TASK OBJECTIVE: Every line below is to be copied exactly, with the pictures left out.

PROVIDED MATERIAL:
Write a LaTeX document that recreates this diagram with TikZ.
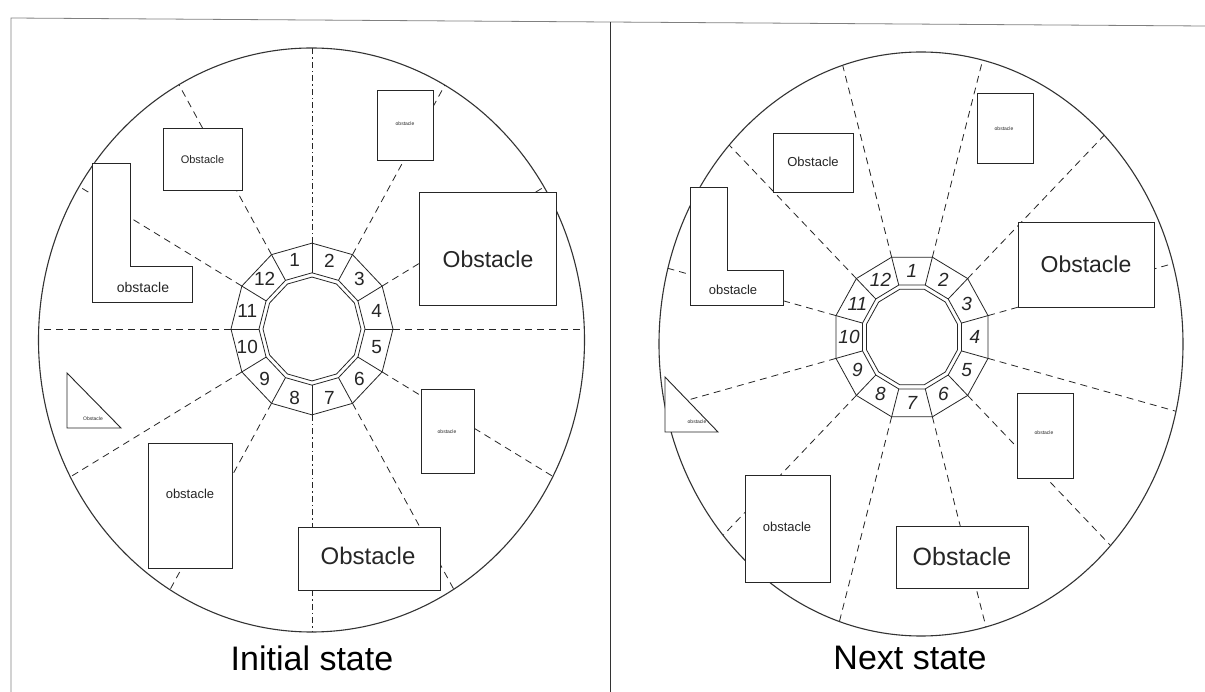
\documentclass[tikz,border=0pt]{standalone}
\usepackage{fontspec}
\setmainfont{Liberation Sans}
\begin{document}
\begin{tikzpicture}[x=1pt,y=-1pt,
  ray/.style={line width=0.8pt, draw=black!85, dash pattern=on 7pt off 5pt},
  rayv/.style={line width=0.8pt, draw=black!85, dash pattern=on 6pt off 3pt on 1.5pt off 3pt},
  rim/.style={line width=1.1pt, draw=black!80},
  ringline/.style={line width=0.8pt, draw=black!85},
  obsbox/.style={draw=black!85, fill=white, line width=0.9pt, inner sep=0pt},
  obsshape/.style={draw=black!85, fill=white, line width=0.9pt},
  obstext/.style={inner sep=0pt, text=black!85},
  cellnum/.style={font=\fontsize{19}{19}\selectfont, inner sep=0pt, text=black!85},
  title/.style={font=\fontsize{34}{34}\selectfont, inner sep=0pt}]
\useasboundingbox (0,0) rectangle (1205,692);
\fill[white] (0,0) rectangle (1205,692);
% frame
\draw[gray, line width=0.8pt] (11,692) -- (11,18) -- (1205,26);
\draw[black!80, line width=0.8pt] (610,22) -- (610,692);

% ================= LEFT PANEL =================
\begin{scope}
  \clip (311.5,340) ellipse [x radius=273, y radius=292];
  \begin{scope}[shift={(312,329)}, yscale=-1.06]
    \foreach \a in {0,30,60,120,150,180,210,240,300,330}
      \draw[ray] (\a:81) -- (\a:420);
    \foreach \a in {90,270}
      \draw[rayv] (\a:81) -- (\a:420);
  \end{scope}
\end{scope}
\draw[rim] (311.5,340) ellipse [x radius=273, y radius=292];
\begin{scope}[shift={(312,329)}, yscale=-1.06]
  \draw[ringline] (0:81) \foreach \a in {30,60,...,330}{ -- (\a:81)} -- cycle;
  \draw[ringline] (0:53) \foreach \a in {30,60,...,330}{ -- (\a:53)} -- cycle;
  \draw[ringline] (0:49) \foreach \a in {30,60,...,330}{ -- (\a:49)} -- cycle;
  \foreach \a in {0,30,...,330}
    \draw[ringline] (\a:53) -- (\a:81);
  \foreach \k in {1,...,12}
    \node[cellnum] (Lc\k) at ({105-30*(\k-1)}:67) {\k};
\end{scope}

% obstacles left
\node[obsbox, minimum width=79pt, minimum height=62pt] (LA) at (202.5,159) {};
\node[obstext, font=\fontsize{11}{11}\selectfont] (LAt) at (202.5,160) {Obstacle};
\node[obsbox, minimum width=56pt, minimum height=70pt] (LB) at (405,125) {};
\node[obstext, font=\fontsize{5}{5}\selectfont] (LBt) at (405,124) {obstacle};
\node[obsbox, minimum width=137pt, minimum height=113pt] (LC) at (487.5,248.5) {};
\node[obstext, font=\fontsize{23}{23}\selectfont] (LCt) at (488,259) {Obstacle};
\draw[obsshape] (92,163) -- (130,163) -- (130,266) -- (192,266) -- (192,302) -- (92,302) -- cycle;
\node[obstext, font=\fontsize{14}{14}\selectfont] (LDt) at (143,287) {obstacle};
\draw[obsshape] (67,373) -- (67,428) -- (121,428) -- cycle;
\node[obstext, font=\fontsize{5}{5}\selectfont] (LEt) at (93,419) {Obstacle};
\node[obsbox, minimum width=84pt, minimum height=125pt] (LF) at (190,505.5) {};
\node[obstext, font=\fontsize{13}{13}\selectfont] (LFt) at (190,494) {obstacle};
\node[obsbox, minimum width=53pt, minimum height=84pt] (LG) at (447.5,431) {};
\node[obstext, font=\fontsize{5}{5}\selectfont] (LGt) at (447,432) {obstacle};
\node[obsbox, minimum width=142pt, minimum height=63pt] (LH) at (369,558.5) {};
\node[obstext, font=\fontsize{24}{24}\selectfont] (LHt) at (368,556) {Obstacle};

% ================= RIGHT PANEL =================
\begin{scope}
  \clip (921,344) ellipse [x radius=262, y radius=292];
  \begin{scope}[shift={(912,337)}, yscale=-1.05]
    \foreach \a in {15,45,...,345}
      \draw[ray] (\a:78.7) -- (\a:420);
  \end{scope}
\end{scope}
\draw[rim] (921,344) ellipse [x radius=262, y radius=292];
\begin{scope}[shift={(912,337)}, yscale=-1.05]
  \draw[ringline] (15:78.7) \foreach \a in {45,75,...,345}{ -- (\a:78.7)} -- cycle;
  \draw[ringline] (15:51.2) \foreach \a in {45,75,...,345}{ -- (\a:51.2)} -- cycle;
  \draw[ringline] (15:47.1) \foreach \a in {45,75,...,345}{ -- (\a:47.1)} -- cycle;
  \foreach \a in {15,45,...,345}
    \draw[ringline] (\a:51.2) -- (\a:78.7);
  \foreach \k in {1,...,12}
    \node[cellnum, font=\fontsize{19}{19}\selectfont\itshape] (Rc\k) at ({90-30*(\k-1)}:63) {\k};
\end{scope}

% obstacles right
\node[obsbox, minimum width=80pt, minimum height=59pt] (RA) at (813,162.5) {};
\node[obstext, font=\fontsize{13}{13}\selectfont] (RAt) at (813,162) {Obstacle};
\node[obsbox, minimum width=56pt, minimum height=70pt] (RB) at (1005,128) {};
\node[obstext, font=\fontsize{5}{5}\selectfont] (RBt) at (1004,129) {obstacle};
\node[obsbox, minimum width=136pt, minimum height=85pt] (RC) at (1086,264.5) {};
\node[obstext, font=\fontsize{23}{23}\selectfont] (RCt) at (1086,264) {Obstacle};
\draw[obsshape] (690,187) -- (727,187) -- (727,270) -- (783,270) -- (783,305) -- (690,305) -- cycle;
\node[obstext, font=\fontsize{13}{13}\selectfont] (RDt) at (733,290) {obstacle};
\draw[obsshape] (665,377) -- (665,432) -- (718,432) -- cycle;
\node[obstext, font=\fontsize{5}{5}\selectfont] (REt) at (697,422) {obstacle};
\node[obsbox, minimum width=85pt, minimum height=107pt] (RF) at (787.5,528.5) {};
\node[obstext, font=\fontsize{13}{13}\selectfont] (RFt) at (787,527) {obstacle};
\node[obsbox, minimum width=56pt, minimum height=85pt] (RG) at (1045,435.5) {};
\node[obstext, font=\fontsize{5}{5}\selectfont] (RGt) at (1044,433) {obstacle};
\node[obsbox, minimum width=132pt, minimum height=62pt] (RH) at (962,557) {};
\node[obstext, font=\fontsize{25}{25}\selectfont] (RHt) at (962,557) {Obstacle};

% titles
\node[title] (tl) at (312,658) {Initial state};
\node[title] (tr) at (910,658) {Next state};
\end{tikzpicture}
\end{document}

TASK ANSWER:
Write a LaTeX document that recreates this diagram with TikZ.
\documentclass[tikz,border=0pt]{standalone}
\usepackage{fontspec}
\setmainfont{Liberation Sans}
\begin{document}
\begin{tikzpicture}[x=1pt,y=-1pt,
  ray/.style={line width=0.8pt, draw=black!85, dash pattern=on 7pt off 5pt},
  rayv/.style={line width=0.8pt, draw=black!85, dash pattern=on 6pt off 3pt on 1.5pt off 3pt},
  rim/.style={line width=1.1pt, draw=black!80},
  ringline/.style={line width=0.8pt, draw=black!85},
  obsbox/.style={draw=black!85, fill=white, line width=0.9pt, inner sep=0pt},
  obsshape/.style={draw=black!85, fill=white, line width=0.9pt},
  obstext/.style={inner sep=0pt, text=black!85},
  cellnum/.style={font=\fontsize{19}{19}\selectfont, inner sep=0pt, text=black!85},
  title/.style={font=\fontsize{34}{34}\selectfont, inner sep=0pt}]
\useasboundingbox (0,0) rectangle (1205,692);
\fill[white] (0,0) rectangle (1205,692);
% frame
\draw[gray, line width=0.8pt] (11,692) -- (11,18) -- (1205,26);
\draw[black!80, line width=0.8pt] (610,22) -- (610,692);

% ================= LEFT PANEL =================
\begin{scope}
  \clip (311.5,340) ellipse [x radius=273, y radius=292];
  \begin{scope}[shift={(312,329)}, yscale=-1.06]
    \foreach \a in {0,30,60,120,150,180,210,240,300,330}
      \draw[ray] (\a:81) -- (\a:420);
    \foreach \a in {90,270}
      \draw[rayv] (\a:81) -- (\a:420);
  \end{scope}
\end{scope}
\draw[rim] (311.5,340) ellipse [x radius=273, y radius=292];
\begin{scope}[shift={(312,329)}, yscale=-1.06]
  \draw[ringline] (0:81) \foreach \a in {30,60,...,330}{ -- (\a:81)} -- cycle;
  \draw[ringline] (0:53) \foreach \a in {30,60,...,330}{ -- (\a:53)} -- cycle;
  \draw[ringline] (0:49) \foreach \a in {30,60,...,330}{ -- (\a:49)} -- cycle;
  \foreach \a in {0,30,...,330}
    \draw[ringline] (\a:53) -- (\a:81);
  \foreach \k in {1,...,12}
    \node[cellnum] (Lc\k) at ({105-30*(\k-1)}:67) {\k};
\end{scope}

% obstacles left
\node[obsbox, minimum width=79pt, minimum height=62pt] (LA) at (202.5,159) {};
\node[obstext, font=\fontsize{11}{11}\selectfont] (LAt) at (202.5,160) {Obstacle};
\node[obsbox, minimum width=56pt, minimum height=70pt] (LB) at (405,125) {};
\node[obstext, font=\fontsize{5}{5}\selectfont] (LBt) at (405,124) {obstacle};
\node[obsbox, minimum width=137pt, minimum height=113pt] (LC) at (487.5,248.5) {};
\node[obstext, font=\fontsize{23}{23}\selectfont] (LCt) at (488,259) {Obstacle};
\draw[obsshape] (92,163) -- (130,163) -- (130,266) -- (192,266) -- (192,302) -- (92,302) -- cycle;
\node[obstext, font=\fontsize{14}{14}\selectfont] (LDt) at (143,287) {obstacle};
\draw[obsshape] (67,373) -- (67,428) -- (121,428) -- cycle;
\node[obstext, font=\fontsize{5}{5}\selectfont] (LEt) at (93,419) {Obstacle};
\node[obsbox, minimum width=84pt, minimum height=125pt] (LF) at (190,505.5) {};
\node[obstext, font=\fontsize{13}{13}\selectfont] (LFt) at (190,494) {obstacle};
\node[obsbox, minimum width=53pt, minimum height=84pt] (LG) at (447.5,431) {};
\node[obstext, font=\fontsize{5}{5}\selectfont] (LGt) at (447,432) {obstacle};
\node[obsbox, minimum width=142pt, minimum height=63pt] (LH) at (369,558.5) {};
\node[obstext, font=\fontsize{24}{24}\selectfont] (LHt) at (368,556) {Obstacle};

% ================= RIGHT PANEL =================
\begin{scope}
  \clip (921,344) ellipse [x radius=262, y radius=292];
  \begin{scope}[shift={(912,337)}, yscale=-1.05]
    \foreach \a in {15,45,...,345}
      \draw[ray] (\a:78.7) -- (\a:420);
  \end{scope}
\end{scope}
\draw[rim] (921,344) ellipse [x radius=262, y radius=292];
\begin{scope}[shift={(912,337)}, yscale=-1.05]
  \draw[ringline] (15:78.7) \foreach \a in {45,75,...,345}{ -- (\a:78.7)} -- cycle;
  \draw[ringline] (15:51.2) \foreach \a in {45,75,...,345}{ -- (\a:51.2)} -- cycle;
  \draw[ringline] (15:47.1) \foreach \a in {45,75,...,345}{ -- (\a:47.1)} -- cycle;
  \foreach \a in {15,45,...,345}
    \draw[ringline] (\a:51.2) -- (\a:78.7);
  \foreach \k in {1,...,12}
    \node[cellnum, font=\fontsize{19}{19}\selectfont\itshape] (Rc\k) at ({90-30*(\k-1)}:63) {\k};
\end{scope}

% obstacles right
\node[obsbox, minimum width=80pt, minimum height=59pt] (RA) at (813,162.5) {};
\node[obstext, font=\fontsize{13}{13}\selectfont] (RAt) at (813,162) {Obstacle};
\node[obsbox, minimum width=56pt, minimum height=70pt] (RB) at (1005,128) {};
\node[obstext, font=\fontsize{5}{5}\selectfont] (RBt) at (1004,129) {obstacle};
\node[obsbox, minimum width=136pt, minimum height=85pt] (RC) at (1086,264.5) {};
\node[obstext, font=\fontsize{23}{23}\selectfont] (RCt) at (1086,264) {Obstacle};
\draw[obsshape] (690,187) -- (727,187) -- (727,270) -- (783,270) -- (783,305) -- (690,305) -- cycle;
\node[obstext, font=\fontsize{13}{13}\selectfont] (RDt) at (733,290) {obstacle};
\draw[obsshape] (665,377) -- (665,432) -- (718,432) -- cycle;
\node[obstext, font=\fontsize{5}{5}\selectfont] (REt) at (697,422) {obstacle};
\node[obsbox, minimum width=85pt, minimum height=107pt] (RF) at (787.5,528.5) {};
\node[obstext, font=\fontsize{13}{13}\selectfont] (RFt) at (787,527) {obstacle};
\node[obsbox, minimum width=56pt, minimum height=85pt] (RG) at (1045,435.5) {};
\node[obstext, font=\fontsize{5}{5}\selectfont] (RGt) at (1044,433) {obstacle};
\node[obsbox, minimum width=132pt, minimum height=62pt] (RH) at (962,557) {};
\node[obstext, font=\fontsize{25}{25}\selectfont] (RHt) at (962,557) {Obstacle};

% titles
\node[title] (tl) at (312,658) {Initial state};
\node[title] (tr) at (910,658) {Next state};
\end{tikzpicture}
\end{document}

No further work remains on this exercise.